**Given problem**
Lines containing the string "this" are to be counted. Write only how many there are.

**Information provided**

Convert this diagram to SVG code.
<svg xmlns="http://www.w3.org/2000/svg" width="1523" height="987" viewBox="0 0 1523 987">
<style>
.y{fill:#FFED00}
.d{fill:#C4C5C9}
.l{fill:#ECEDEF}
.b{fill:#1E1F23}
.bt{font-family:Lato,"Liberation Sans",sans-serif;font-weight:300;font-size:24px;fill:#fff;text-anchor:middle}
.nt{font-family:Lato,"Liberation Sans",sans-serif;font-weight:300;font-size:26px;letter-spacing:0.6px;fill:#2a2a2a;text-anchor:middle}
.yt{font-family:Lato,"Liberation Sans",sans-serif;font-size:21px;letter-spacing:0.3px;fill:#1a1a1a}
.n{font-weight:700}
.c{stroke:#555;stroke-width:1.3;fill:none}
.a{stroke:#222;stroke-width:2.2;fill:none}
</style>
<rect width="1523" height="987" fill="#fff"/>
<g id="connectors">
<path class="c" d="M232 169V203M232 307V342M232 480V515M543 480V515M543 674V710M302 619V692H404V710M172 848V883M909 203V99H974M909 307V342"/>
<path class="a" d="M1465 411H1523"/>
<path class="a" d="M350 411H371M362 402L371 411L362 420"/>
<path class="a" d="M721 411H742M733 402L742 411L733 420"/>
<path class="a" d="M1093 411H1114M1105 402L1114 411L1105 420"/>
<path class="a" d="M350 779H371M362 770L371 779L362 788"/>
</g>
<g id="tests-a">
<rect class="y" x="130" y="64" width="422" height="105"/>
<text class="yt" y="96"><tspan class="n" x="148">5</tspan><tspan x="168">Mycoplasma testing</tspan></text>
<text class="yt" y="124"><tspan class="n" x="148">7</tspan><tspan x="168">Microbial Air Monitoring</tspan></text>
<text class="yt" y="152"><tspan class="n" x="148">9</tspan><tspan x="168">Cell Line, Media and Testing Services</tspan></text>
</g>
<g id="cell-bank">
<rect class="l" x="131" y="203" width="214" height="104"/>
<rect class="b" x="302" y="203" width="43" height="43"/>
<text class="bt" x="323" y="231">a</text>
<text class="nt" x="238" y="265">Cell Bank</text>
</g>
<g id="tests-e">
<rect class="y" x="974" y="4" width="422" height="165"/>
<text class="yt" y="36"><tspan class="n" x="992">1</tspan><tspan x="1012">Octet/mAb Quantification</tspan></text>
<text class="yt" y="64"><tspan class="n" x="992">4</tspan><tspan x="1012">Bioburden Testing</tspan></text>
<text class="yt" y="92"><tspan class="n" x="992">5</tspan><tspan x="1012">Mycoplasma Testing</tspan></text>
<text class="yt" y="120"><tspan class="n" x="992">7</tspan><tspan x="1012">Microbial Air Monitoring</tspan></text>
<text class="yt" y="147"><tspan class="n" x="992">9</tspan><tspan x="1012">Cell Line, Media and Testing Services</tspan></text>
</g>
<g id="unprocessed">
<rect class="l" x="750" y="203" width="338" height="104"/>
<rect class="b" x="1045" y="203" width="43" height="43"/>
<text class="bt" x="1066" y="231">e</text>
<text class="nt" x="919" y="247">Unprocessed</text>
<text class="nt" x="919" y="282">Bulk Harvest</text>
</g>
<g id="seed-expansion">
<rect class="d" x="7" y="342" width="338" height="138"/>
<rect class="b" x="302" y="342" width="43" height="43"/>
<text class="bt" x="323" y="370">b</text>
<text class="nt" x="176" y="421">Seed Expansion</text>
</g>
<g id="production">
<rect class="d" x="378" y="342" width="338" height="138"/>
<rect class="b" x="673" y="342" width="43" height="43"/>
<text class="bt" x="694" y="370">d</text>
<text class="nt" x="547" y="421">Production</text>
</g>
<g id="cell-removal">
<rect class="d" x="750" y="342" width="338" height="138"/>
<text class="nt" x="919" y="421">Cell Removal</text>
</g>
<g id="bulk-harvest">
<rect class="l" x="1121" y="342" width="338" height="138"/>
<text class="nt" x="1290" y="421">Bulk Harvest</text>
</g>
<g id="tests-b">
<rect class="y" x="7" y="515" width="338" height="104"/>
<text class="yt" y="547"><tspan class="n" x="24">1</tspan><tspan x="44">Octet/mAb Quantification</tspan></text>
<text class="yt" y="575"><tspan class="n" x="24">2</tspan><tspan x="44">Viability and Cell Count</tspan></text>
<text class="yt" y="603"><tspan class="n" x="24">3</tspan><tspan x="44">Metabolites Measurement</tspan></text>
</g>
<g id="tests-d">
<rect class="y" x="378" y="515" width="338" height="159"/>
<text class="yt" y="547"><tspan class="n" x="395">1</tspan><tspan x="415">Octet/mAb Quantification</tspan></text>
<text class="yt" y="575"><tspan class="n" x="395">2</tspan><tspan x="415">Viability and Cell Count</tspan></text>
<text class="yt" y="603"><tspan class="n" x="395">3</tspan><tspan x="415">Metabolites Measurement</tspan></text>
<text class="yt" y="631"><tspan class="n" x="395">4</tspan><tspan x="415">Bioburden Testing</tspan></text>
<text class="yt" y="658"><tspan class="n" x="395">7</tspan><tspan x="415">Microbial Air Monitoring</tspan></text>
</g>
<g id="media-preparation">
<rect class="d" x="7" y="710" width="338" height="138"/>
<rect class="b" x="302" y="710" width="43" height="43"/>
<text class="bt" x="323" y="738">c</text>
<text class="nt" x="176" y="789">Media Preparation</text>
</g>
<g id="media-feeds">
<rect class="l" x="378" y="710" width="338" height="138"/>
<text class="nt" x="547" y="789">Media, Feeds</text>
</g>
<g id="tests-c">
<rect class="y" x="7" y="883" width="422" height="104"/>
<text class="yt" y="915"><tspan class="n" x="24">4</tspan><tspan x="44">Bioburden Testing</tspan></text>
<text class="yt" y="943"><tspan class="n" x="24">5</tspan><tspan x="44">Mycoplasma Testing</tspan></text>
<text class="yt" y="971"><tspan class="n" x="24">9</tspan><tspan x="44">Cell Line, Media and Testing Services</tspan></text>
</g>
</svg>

...

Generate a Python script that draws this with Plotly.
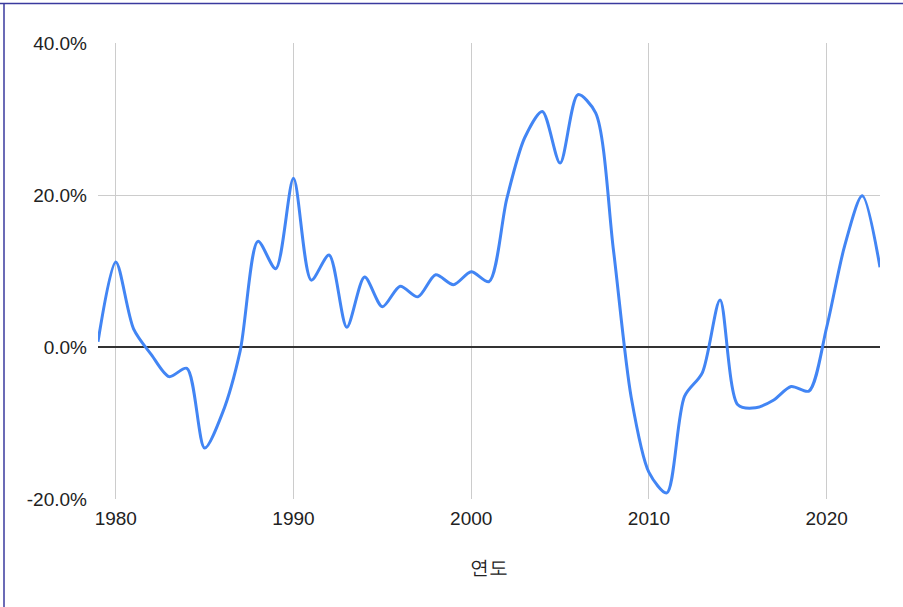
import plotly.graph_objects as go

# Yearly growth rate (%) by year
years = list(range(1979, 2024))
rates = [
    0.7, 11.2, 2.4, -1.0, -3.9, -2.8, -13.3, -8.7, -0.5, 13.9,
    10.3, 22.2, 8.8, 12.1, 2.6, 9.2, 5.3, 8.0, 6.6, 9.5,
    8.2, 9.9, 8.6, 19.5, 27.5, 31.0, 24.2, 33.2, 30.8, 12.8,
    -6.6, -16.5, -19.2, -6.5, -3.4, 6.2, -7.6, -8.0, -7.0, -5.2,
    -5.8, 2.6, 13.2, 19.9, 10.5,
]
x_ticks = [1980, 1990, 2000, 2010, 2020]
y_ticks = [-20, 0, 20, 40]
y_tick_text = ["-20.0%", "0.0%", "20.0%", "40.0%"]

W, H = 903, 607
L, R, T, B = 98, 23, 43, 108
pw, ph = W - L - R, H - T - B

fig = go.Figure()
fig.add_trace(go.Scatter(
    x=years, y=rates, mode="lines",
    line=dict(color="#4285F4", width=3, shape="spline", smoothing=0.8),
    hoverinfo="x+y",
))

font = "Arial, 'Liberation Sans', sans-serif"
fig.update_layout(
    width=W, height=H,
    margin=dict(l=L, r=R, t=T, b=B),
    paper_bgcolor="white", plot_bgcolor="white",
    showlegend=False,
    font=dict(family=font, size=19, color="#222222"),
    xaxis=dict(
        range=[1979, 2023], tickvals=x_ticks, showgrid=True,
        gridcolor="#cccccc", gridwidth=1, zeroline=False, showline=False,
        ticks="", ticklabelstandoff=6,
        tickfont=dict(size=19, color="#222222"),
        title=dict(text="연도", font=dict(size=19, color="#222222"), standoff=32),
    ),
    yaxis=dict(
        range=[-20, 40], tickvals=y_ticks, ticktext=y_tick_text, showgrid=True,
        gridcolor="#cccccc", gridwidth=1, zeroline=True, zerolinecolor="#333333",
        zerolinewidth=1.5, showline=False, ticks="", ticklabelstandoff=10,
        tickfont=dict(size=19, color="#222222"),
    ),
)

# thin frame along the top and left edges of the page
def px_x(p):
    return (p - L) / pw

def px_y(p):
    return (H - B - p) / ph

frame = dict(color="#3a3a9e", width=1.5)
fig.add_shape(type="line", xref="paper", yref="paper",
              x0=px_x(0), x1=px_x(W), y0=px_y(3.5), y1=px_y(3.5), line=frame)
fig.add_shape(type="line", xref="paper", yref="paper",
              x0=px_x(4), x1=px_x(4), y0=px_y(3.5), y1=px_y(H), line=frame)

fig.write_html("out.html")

**Completed task**
2